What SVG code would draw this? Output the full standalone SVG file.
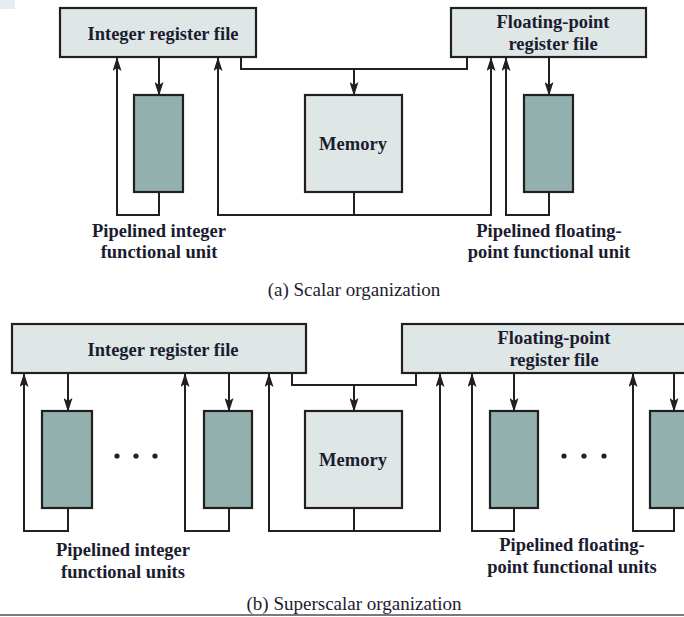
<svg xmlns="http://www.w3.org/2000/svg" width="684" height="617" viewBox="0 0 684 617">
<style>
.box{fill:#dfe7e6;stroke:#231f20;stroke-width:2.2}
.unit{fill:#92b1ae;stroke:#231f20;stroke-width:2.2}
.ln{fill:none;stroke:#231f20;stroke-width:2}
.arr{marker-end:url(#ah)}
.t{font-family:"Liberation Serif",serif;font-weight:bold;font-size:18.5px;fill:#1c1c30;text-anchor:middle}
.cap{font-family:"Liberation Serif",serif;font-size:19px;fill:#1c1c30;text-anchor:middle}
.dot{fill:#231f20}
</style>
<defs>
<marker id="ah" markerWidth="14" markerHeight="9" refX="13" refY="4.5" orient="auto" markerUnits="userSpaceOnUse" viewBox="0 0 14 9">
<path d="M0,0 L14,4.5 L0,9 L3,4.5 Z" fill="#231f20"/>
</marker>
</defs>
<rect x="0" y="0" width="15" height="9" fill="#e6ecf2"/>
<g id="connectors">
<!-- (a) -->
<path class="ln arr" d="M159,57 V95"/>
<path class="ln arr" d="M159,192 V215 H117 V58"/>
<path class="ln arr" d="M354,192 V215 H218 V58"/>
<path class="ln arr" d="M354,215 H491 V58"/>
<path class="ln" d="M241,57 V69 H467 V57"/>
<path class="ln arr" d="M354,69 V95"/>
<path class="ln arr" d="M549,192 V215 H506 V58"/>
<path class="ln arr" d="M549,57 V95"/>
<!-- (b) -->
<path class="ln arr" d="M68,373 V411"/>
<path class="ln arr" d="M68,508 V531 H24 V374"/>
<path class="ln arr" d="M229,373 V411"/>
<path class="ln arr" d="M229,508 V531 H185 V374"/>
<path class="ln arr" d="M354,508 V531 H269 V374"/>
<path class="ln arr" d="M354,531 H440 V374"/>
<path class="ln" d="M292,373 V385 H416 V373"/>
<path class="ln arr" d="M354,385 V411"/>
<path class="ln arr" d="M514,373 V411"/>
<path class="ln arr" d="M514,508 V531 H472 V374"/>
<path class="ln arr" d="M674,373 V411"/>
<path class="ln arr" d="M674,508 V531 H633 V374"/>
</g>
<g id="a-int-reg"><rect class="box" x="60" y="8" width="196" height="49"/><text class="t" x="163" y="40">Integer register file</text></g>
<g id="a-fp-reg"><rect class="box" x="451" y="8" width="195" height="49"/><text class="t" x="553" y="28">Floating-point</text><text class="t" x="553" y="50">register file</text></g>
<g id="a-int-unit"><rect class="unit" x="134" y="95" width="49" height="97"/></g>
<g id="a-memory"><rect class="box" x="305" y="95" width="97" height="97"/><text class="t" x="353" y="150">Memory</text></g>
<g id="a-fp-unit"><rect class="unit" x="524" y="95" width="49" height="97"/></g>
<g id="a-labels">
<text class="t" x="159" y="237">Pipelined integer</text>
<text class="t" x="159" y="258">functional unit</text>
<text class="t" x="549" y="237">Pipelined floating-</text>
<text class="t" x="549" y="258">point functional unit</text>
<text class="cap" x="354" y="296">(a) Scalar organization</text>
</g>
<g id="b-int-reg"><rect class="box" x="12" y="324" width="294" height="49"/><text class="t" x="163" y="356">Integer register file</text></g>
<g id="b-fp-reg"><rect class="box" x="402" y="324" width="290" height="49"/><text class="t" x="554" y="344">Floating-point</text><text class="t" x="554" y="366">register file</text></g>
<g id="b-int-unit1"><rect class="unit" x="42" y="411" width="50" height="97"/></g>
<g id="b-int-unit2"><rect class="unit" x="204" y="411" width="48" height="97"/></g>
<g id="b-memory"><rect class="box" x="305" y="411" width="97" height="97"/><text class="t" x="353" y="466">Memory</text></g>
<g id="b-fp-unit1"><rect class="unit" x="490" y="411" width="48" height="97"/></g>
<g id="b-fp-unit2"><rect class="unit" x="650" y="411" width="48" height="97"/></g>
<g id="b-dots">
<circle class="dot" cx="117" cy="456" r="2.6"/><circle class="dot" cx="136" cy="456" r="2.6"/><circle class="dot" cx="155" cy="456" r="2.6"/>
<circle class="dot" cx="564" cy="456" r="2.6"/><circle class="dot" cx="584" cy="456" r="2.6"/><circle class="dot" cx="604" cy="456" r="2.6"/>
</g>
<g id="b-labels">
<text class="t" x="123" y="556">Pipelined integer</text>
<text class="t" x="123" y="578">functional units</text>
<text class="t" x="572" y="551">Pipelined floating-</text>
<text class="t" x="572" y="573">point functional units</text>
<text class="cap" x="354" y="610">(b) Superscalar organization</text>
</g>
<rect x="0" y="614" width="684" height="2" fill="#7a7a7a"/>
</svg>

§ Exercise brief:
Make an exact copy of the data, leaving its pictures out.

§ Solution to the exercise:
What SVG code would draw this? Output the full standalone SVG file.
<svg xmlns="http://www.w3.org/2000/svg" width="684" height="617" viewBox="0 0 684 617">
<style>
.box{fill:#dfe7e6;stroke:#231f20;stroke-width:2.2}
.unit{fill:#92b1ae;stroke:#231f20;stroke-width:2.2}
.ln{fill:none;stroke:#231f20;stroke-width:2}
.arr{marker-end:url(#ah)}
.t{font-family:"Liberation Serif",serif;font-weight:bold;font-size:18.5px;fill:#1c1c30;text-anchor:middle}
.cap{font-family:"Liberation Serif",serif;font-size:19px;fill:#1c1c30;text-anchor:middle}
.dot{fill:#231f20}
</style>
<defs>
<marker id="ah" markerWidth="14" markerHeight="9" refX="13" refY="4.5" orient="auto" markerUnits="userSpaceOnUse" viewBox="0 0 14 9">
<path d="M0,0 L14,4.5 L0,9 L3,4.5 Z" fill="#231f20"/>
</marker>
</defs>
<rect x="0" y="0" width="15" height="9" fill="#e6ecf2"/>
<g id="connectors">
<!-- (a) -->
<path class="ln arr" d="M159,57 V95"/>
<path class="ln arr" d="M159,192 V215 H117 V58"/>
<path class="ln arr" d="M354,192 V215 H218 V58"/>
<path class="ln arr" d="M354,215 H491 V58"/>
<path class="ln" d="M241,57 V69 H467 V57"/>
<path class="ln arr" d="M354,69 V95"/>
<path class="ln arr" d="M549,192 V215 H506 V58"/>
<path class="ln arr" d="M549,57 V95"/>
<!-- (b) -->
<path class="ln arr" d="M68,373 V411"/>
<path class="ln arr" d="M68,508 V531 H24 V374"/>
<path class="ln arr" d="M229,373 V411"/>
<path class="ln arr" d="M229,508 V531 H185 V374"/>
<path class="ln arr" d="M354,508 V531 H269 V374"/>
<path class="ln arr" d="M354,531 H440 V374"/>
<path class="ln" d="M292,373 V385 H416 V373"/>
<path class="ln arr" d="M354,385 V411"/>
<path class="ln arr" d="M514,373 V411"/>
<path class="ln arr" d="M514,508 V531 H472 V374"/>
<path class="ln arr" d="M674,373 V411"/>
<path class="ln arr" d="M674,508 V531 H633 V374"/>
</g>
<g id="a-int-reg"><rect class="box" x="60" y="8" width="196" height="49"/><text class="t" x="163" y="40">Integer register file</text></g>
<g id="a-fp-reg"><rect class="box" x="451" y="8" width="195" height="49"/><text class="t" x="553" y="28">Floating-point</text><text class="t" x="553" y="50">register file</text></g>
<g id="a-int-unit"><rect class="unit" x="134" y="95" width="49" height="97"/></g>
<g id="a-memory"><rect class="box" x="305" y="95" width="97" height="97"/><text class="t" x="353" y="150">Memory</text></g>
<g id="a-fp-unit"><rect class="unit" x="524" y="95" width="49" height="97"/></g>
<g id="a-labels">
<text class="t" x="159" y="237">Pipelined integer</text>
<text class="t" x="159" y="258">functional unit</text>
<text class="t" x="549" y="237">Pipelined floating-</text>
<text class="t" x="549" y="258">point functional unit</text>
<text class="cap" x="354" y="296">(a) Scalar organization</text>
</g>
<g id="b-int-reg"><rect class="box" x="12" y="324" width="294" height="49"/><text class="t" x="163" y="356">Integer register file</text></g>
<g id="b-fp-reg"><rect class="box" x="402" y="324" width="290" height="49"/><text class="t" x="554" y="344">Floating-point</text><text class="t" x="554" y="366">register file</text></g>
<g id="b-int-unit1"><rect class="unit" x="42" y="411" width="50" height="97"/></g>
<g id="b-int-unit2"><rect class="unit" x="204" y="411" width="48" height="97"/></g>
<g id="b-memory"><rect class="box" x="305" y="411" width="97" height="97"/><text class="t" x="353" y="466">Memory</text></g>
<g id="b-fp-unit1"><rect class="unit" x="490" y="411" width="48" height="97"/></g>
<g id="b-fp-unit2"><rect class="unit" x="650" y="411" width="48" height="97"/></g>
<g id="b-dots">
<circle class="dot" cx="117" cy="456" r="2.6"/><circle class="dot" cx="136" cy="456" r="2.6"/><circle class="dot" cx="155" cy="456" r="2.6"/>
<circle class="dot" cx="564" cy="456" r="2.6"/><circle class="dot" cx="584" cy="456" r="2.6"/><circle class="dot" cx="604" cy="456" r="2.6"/>
</g>
<g id="b-labels">
<text class="t" x="123" y="556">Pipelined integer</text>
<text class="t" x="123" y="578">functional units</text>
<text class="t" x="572" y="551">Pipelined floating-</text>
<text class="t" x="572" y="573">point functional units</text>
<text class="cap" x="354" y="610">(b) Superscalar organization</text>
</g>
<rect x="0" y="614" width="684" height="2" fill="#7a7a7a"/>
</svg>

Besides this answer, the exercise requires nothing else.